Following a recent manual certificate replacement (performed because the CARR script was not functioning at the time), all ESXi hosts in a VxRail cluster began showing a “Host Disconnected” status in the NSX UI.
The Host Disconnected error details for each Transport Node reported:
“Heartbeating between host and manager is down.”
The issue affected all hosts in the cluster simultaneously, rather than a single Transport Node.
Attempts to resolve the errors from the NSX UI failed immediately with no change in host status.
Network connectivity between ESXi hosts and NSX Managers was verified and confirmed healthy:
ICMP ping successful in both directions (hosts ↔ managers)
Netcat connectivity tests from the Host Transport Node CLI were successful on required ports:
nc -zv <NSX_Manager_IP/FQDN> 1234
nc -zv <NSX_Manager_IP/FQDN> 1235
These checks confirmed that the issue was not related to network connectivity, but instead pointed to a trust or certificate-related problem between NSX and the hosts.
VMware NSX 4.1.0.2
The issue was caused by a thumbprint mismatch between the registered Compute Manager (vCenter) and NSX, along with stale certificate entries remaining from the prior manual certificate replacement.
Workaround:
Download the latest CARR script using the Using Certificate Analyzer, Results and Recovery (CARR) Script to fix certificate related issues in NSX documentation.

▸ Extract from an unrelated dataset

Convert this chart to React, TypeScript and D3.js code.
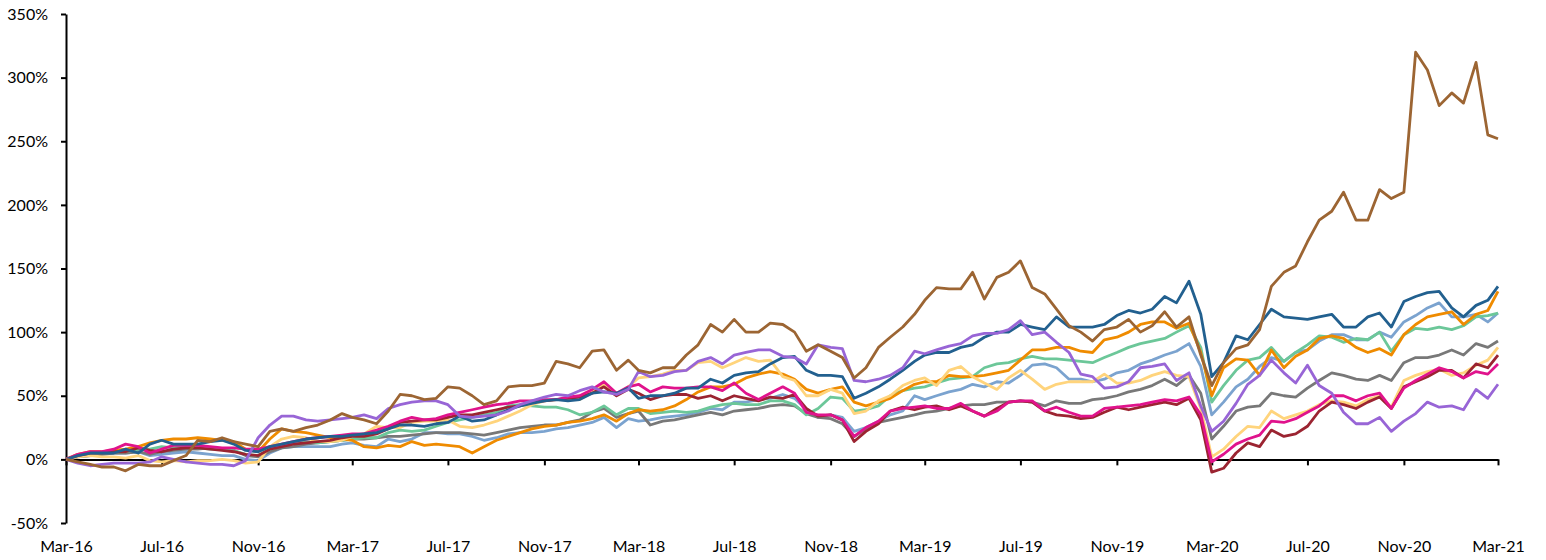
import React, { useRef, useEffect } from 'react';
import * as d3 from 'd3';

const WIDTH = 1546;
const HEIGHT = 560;

// half-month observations, Mar-16 .. Mar-21
const periods = d3.range(121).map(i => new Date(2016, 2 + Math.floor(i / 2), i % 2 ? 16 : 1));

const xTickLabels = ['Mar-16', 'Jul-16', 'Nov-16', 'Mar-17', 'Jul-17', 'Nov-17', 'Mar-18', 'Jul-18',
  'Nov-18', 'Mar-19', 'Jul-19', 'Nov-19', 'Mar-20', 'Jul-20', 'Nov-20', 'Mar-21'];
const xTickDates = xTickLabels.map((_, i) => new Date(2016, 2 + i * 4, 1));
const yTicks = [-50, 0, 50, 100, 150, 200, 250, 300, 350];

// cumulative return, %
const brown = [
  0, -2, -4, -6, -6, -9, -4, -5, -5, -1,
  3, 15, 14, 17, 14, 12, 10, 22, 24, 22,
  25, 27, 31, 36, 33, 31, 28, 38, 51, 50,
  47, 48, 57, 56, 50, 43, 46, 57, 58, 58,
  60, 77, 75, 72, 85, 86, 70, 78, 70, 68,
  72, 72, 82, 90, 106, 100, 110, 100, 100, 107,
  106, 100, 85, 90, 85, 80, 64, 72, 88, 96,
  104, 114, 125, 135, 134, 134, 147, 126, 143, 147,
  156, 135, 130, 118, 105, 100, 93, 102, 104, 110,
  100, 105, 116, 104, 112, 82, 58, 76, 87, 90,
  102, 136, 147, 152, 171, 188, 195, 210, 188, 188,
  212, 205, 210, 320, 306, 278, 288, 280, 312, 255,
  252];
const blue = [
  0, 3, 5, 5, 5, 8, 5, 12, 15, 12,
  12, 12, 14, 15, 12, 7, 6, 10, 12, 14,
  16, 17, 18, 18, 19, 20, 21, 24, 27, 27,
  26, 28, 29, 34, 30, 31, 35, 39, 42, 44,
  46, 47, 46, 47, 52, 53, 52, 56, 48, 50,
  50, 52, 56, 56, 63, 60, 66, 68, 69, 75,
  80, 81, 70, 66, 66, 65, 48, 52, 57, 63,
  70, 77, 82, 84, 84, 88, 90, 96, 100, 100,
  106, 104, 102, 112, 104, 104, 104, 106, 113, 117,
  115, 118, 128, 123, 140, 114, 65, 76, 97, 94,
  106, 118, 112, 111, 110, 112, 114, 104, 104, 112,
  115, 104, 124, 128, 131, 132, 119, 112, 121, 125,
  136];
const purple = [
  0, -3, -5, -4, -3, -3, -3, -2, 2, 0,
  -2, -3, -4, -4, -5, -1, 17, 27, 34, 34,
  31, 30, 31, 32, 33, 35, 32, 40, 43, 45,
  46, 46, 43, 34, 33, 34, 35, 38, 43, 46,
  49, 51, 50, 54, 57, 53, 51, 55, 69, 65,
  66, 69, 70, 77, 80, 75, 82, 84, 86, 86,
  81, 80, 75, 90, 88, 87, 62, 61, 63, 66,
  72, 85, 83, 86, 89, 91, 97, 99, 99, 102,
  109, 98, 100, 92, 84, 67, 65, 56, 57, 61,
  72, 73, 75, 62, 68, 42, 22, 30, 44, 59,
  66, 78, 68, 60, 74, 58, 52, 37, 28, 28,
  33, 22, 30, 36, 45, 41, 42, 39, 55, 48,
  59];
const orange = [
  0, 4, 6, 6, 7, 8, 10, 13, 15, 16,
  16, 17, 16, 15, 14, 8, 6, 16, 24, 22,
  21, 19, 17, 16, 15, 10, 9, 11, 10, 14,
  11, 12, 11, 10, 5, 10, 15, 18, 21, 24,
  26, 27, 29, 30, 32, 35, 30, 36, 39, 38,
  39, 42, 47, 53, 57, 57, 59, 64, 67, 69,
  67, 63, 55, 52, 55, 57, 45, 42, 45, 48,
  54, 59, 61, 61, 66, 65, 65, 66, 68, 70,
  78, 86, 86, 88, 88, 85, 84, 94, 96, 100,
  106, 108, 108, 103, 107, 84, 50, 72, 79, 78,
  66, 86, 72, 81, 86, 95, 97, 95, 88, 84,
  87, 82, 98, 106, 112, 114, 116, 106, 114, 117,
  132];
const steel = [
  0, 2, 3, 4, 5, 5, 6, 3, 4, 5,
  6, 5, 4, 3, 3, 0, -1, 5, 9, 10,
  10, 10, 10, 12, 13, 11, 10, 16, 14, 16,
  21, 21, 20, 20, 18, 15, 17, 20, 21, 21,
  22, 24, 25, 27, 29, 33, 25, 32, 30, 31,
  33, 34, 35, 37, 40, 39, 45, 45, 47, 48,
  51, 48, 39, 33, 35, 33, 22, 25, 30, 35,
  38, 50, 47, 50, 53, 55, 59, 57, 61, 60,
  66, 74, 75, 72, 63, 63, 61, 63, 68, 70,
  75, 78, 82, 85, 91, 73, 35, 45, 57, 63,
  73, 80, 77, 84, 86, 93, 98, 98, 94, 94,
  100, 96, 108, 113, 119, 123, 112, 112, 114, 108,
  115];
const green = [
  0, 3, 4, 5, 6, 6, 8, 8, 10, 9,
  10, 9, 8, 8, 7, 4, 3, 8, 11, 13,
  14, 13, 14, 15, 16, 17, 17, 21, 23, 22,
  23, 26, 29, 31, 33, 35, 37, 42, 43, 42,
  41, 41, 39, 35, 37, 42, 35, 40, 40, 36,
  37, 38, 37, 38, 41, 43, 44, 43, 43, 46,
  46, 43, 35, 40, 49, 48, 38, 39, 42, 50,
  54, 56, 57, 60, 63, 64, 65, 72, 75, 76,
  79, 81, 79, 79, 78, 77, 76, 80, 84, 88,
  91, 93, 95, 100, 105, 88, 45, 58, 70, 78,
  80, 88, 77, 84, 90, 97, 96, 92, 95, 94,
  100, 85, 98, 103, 102, 104, 102, 105, 112, 113,
  115];
const gray = [
  0, 2, 3, 4, 5, 5, 6, 4, 6, 7,
  8, 8, 9, 8, 7, 3, 2, 6, 9, 10,
  12, 13, 14, 15, 16, 16, 17, 18, 18, 19,
  20, 21, 21, 21, 20, 19, 21, 23, 25, 26,
  27, 27, 29, 31, 37, 40, 33, 36, 38, 27,
  30, 31, 33, 35, 37, 35, 38, 39, 40, 42,
  43, 42, 36, 33, 32, 28, 18, 24, 29, 31,
  33, 35, 37, 38, 40, 42, 43, 43, 45, 45,
  46, 45, 42, 46, 44, 44, 47, 48, 50, 53,
  55, 58, 63, 58, 66, 52, 16, 26, 38, 41,
  42, 52, 50, 49, 56, 62, 68, 66, 63, 62,
  66, 62, 76, 80, 80, 82, 86, 82, 91, 88,
  93];
const peach = [
  0, 2, 3, 2, 2, 1, 3, -1, -2, -1,
  -2, -1, -1, 0, -1, -3, -2, 10, 16, 18,
  17, 14, 14, 15, 18, 20, 26, 25, 25, 29,
  30, 30, 31, 26, 25, 27, 30, 34, 38, 43,
  46, 47, 47, 47, 53, 59, 51, 57, 64, 65,
  67, 70, 70, 76, 77, 72, 76, 80, 77, 78,
  65, 62, 50, 50, 55, 52, 36, 38, 46, 50,
  58, 62, 64, 58, 70, 73, 65, 60, 55, 64,
  70, 63, 55, 59, 61, 61, 61, 67, 60, 60,
  62, 66, 69, 66, 65, 40, 2, 8, 18, 26,
  25, 38, 32, 35, 38, 43, 46, 45, 42, 47,
  50, 41, 62, 66, 69, 71, 66, 68, 74, 78,
  88];
const darkRed = [
  0, 3, 5, 5, 6, 6, 9, 7, 6, 8,
  9, 9, 8, 7, 6, 4, 3, 8, 10, 12,
  13, 14, 15, 17, 18, 18, 20, 24, 29, 30,
  31, 31, 33, 35, 35, 37, 39, 41, 42, 45,
  46, 47, 48, 49, 52, 57, 50, 55, 52, 47,
  50, 51, 51, 48, 50, 46, 50, 48, 46, 49,
  48, 51, 40, 34, 35, 31, 14, 22, 28, 38,
  41, 39, 41, 42, 39, 42, 38, 34, 40, 45,
  46, 45, 38, 35, 34, 32, 33, 37, 41, 39,
  41, 43, 45, 43, 48, 31, -10, -7, 5, 13,
  10, 23, 18, 20, 26, 38, 45, 43, 40, 45,
  49, 40, 57, 61, 65, 70, 70, 64, 75, 72,
  82];
const magenta = [
  0, 4, 6, 6, 8, 12, 10, 5, 8, 11,
  11, 11, 10, 9, 9, 8, 8, 10, 12, 14,
  16, 17, 18, 19, 20, 20, 23, 26, 30, 33,
  31, 32, 35, 37, 39, 41, 43, 44, 46, 46,
  47, 47, 49, 50, 55, 61, 52, 57, 59, 53,
  57, 56, 56, 57, 57, 54, 60, 52, 47, 52,
  57, 52, 37, 35, 35, 31, 18, 25, 30, 38,
  40, 41, 42, 40, 40, 44, 38, 34, 38, 45,
  46, 46, 38, 41, 37, 34, 34, 40, 41, 42,
  43, 45, 47, 46, 49, 35, -2, 4, 12, 16,
  19, 30, 29, 32, 37, 42, 50, 50, 46, 50,
  52, 40, 56, 62, 67, 72, 69, 64, 69, 67,
  75];

// drawing order: first one sits at the bottom
const series = [
  { key: 'steel', color: '#7ba3cf', values: steel },
  { key: 'gray', color: '#787878', values: gray },
  { key: 'green', color: '#6cc799', values: green },
  { key: 'orange', color: '#ef8b00', values: orange },
  { key: 'peach', color: '#ffd47c', values: peach },
  { key: 'darkRed', color: '#9b2431', values: darkRed },
  { key: 'magenta', color: '#e0138c', values: magenta },
  { key: 'blue', color: '#22608f', values: blue },
  { key: 'purple', color: '#9865d6', values: purple },
  { key: 'brown', color: '#9c6533', values: brown },
];

const FONT = 'Lato, "Open Sans", sans-serif';

function LineChart() {
  const svgRef = useRef<SVGSVGElement>(null);

  useEffect(() => {
    const svg = d3.select(svgRef.current);

    const x = d3.scaleTime()
      .domain([new Date(2016, 2, 1), new Date(2021, 2, 1)])
      .range([66, 1498]);
    const y = d3.scaleLinear()
      .domain([-50, 350])
      .range([523, 14]);

    // y axis
    svg.select<SVGGElement>('.y-axis')
      .attr('transform', `translate(${x.range()[0]},0)`)
      .call(d3.axisLeft(y).tickValues(yTicks).tickFormat(d => `${d}%`).tickSize(5).tickSizeOuter(0).tickPadding(13))
      .call(g => g.select('.domain').attr('stroke', '#000').attr('stroke-width', 2))
      .call(g => g.selectAll('.tick line').attr('stroke', '#000').attr('stroke-width', 2))
      .call(g => g.selectAll('text').attr('font-family', FONT).attr('font-size', 16).attr('fill', '#000'));

    // x axis sits on the 0% line, labels pushed to the bottom
    svg.select<SVGGElement>('.x-axis')
      .attr('transform', `translate(0,${y(0)})`)
      .call(d3.axisBottom(x).tickValues(xTickDates).tickFormat((_, i) => xTickLabels[i]).tickSize(6).tickSizeOuter(0))
      .call(g => g.select('.domain').attr('stroke', '#000').attr('stroke-width', 2))
      .call(g => g.selectAll('.tick line').attr('stroke', '#000').attr('stroke-width', 2))
      .call(g => g.selectAll('text').attr('y', 81).attr('font-family', FONT).attr('font-size', 16).attr('fill', '#000'));

    const line = d3.line<number>()
      .x((_, i) => x(periods[i]))
      .y(v => y(v));

    svg.select('.lines')
      .selectAll('path')
      .data(series)
      .join('path')
      .attr('fill', 'none')
      .attr('stroke', s => s.color)
      .attr('stroke-width', 2.8)
      .attr('stroke-linejoin', 'round')
      .attr('d', s => line(s.values));
  }, []);

  return (
    <svg ref={svgRef} width={WIDTH} height={HEIGHT}
      style={{ position: 'absolute', left: 0, top: 0, background: '#fff' }}>
      <g className="x-axis" />
      <g className="y-axis" />
      <g className="lines" />
    </svg>
  );
}

export default function App() {
  return <LineChart />;
}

Secure copy (SCP) the CARR script to the root directory of any NSX Manager, then extract and execute the script following the steps outlined in the same documentation.
Review the CARR script results and remediate all identified certificate and trust-related issues, including any Compute Manager thumbprint mismatches or stale certificates.
Once all fixes have been successfully applied, navigate to the NSX UI, select each host showing a Host Disconnected status, click View error details, and resolve the reported errors.
Confirm that all hosts transition to SUCCESS and UP status in the NSX UI.
Manual certificate replacement can leave stale certificate data and thumbprint mismatches if NSX is not updated accordingly.
The CARR script is the recommended tool for detecting and correcting certificate, trust, and thumbprint inconsistencies between NSX and vCenter.
When encountering widespread Host Disconnected states with heartbeat errors, and network connectivity is confirmed, certificate trust and Compute Manager thumbprints should be validated early in the troubleshooting process.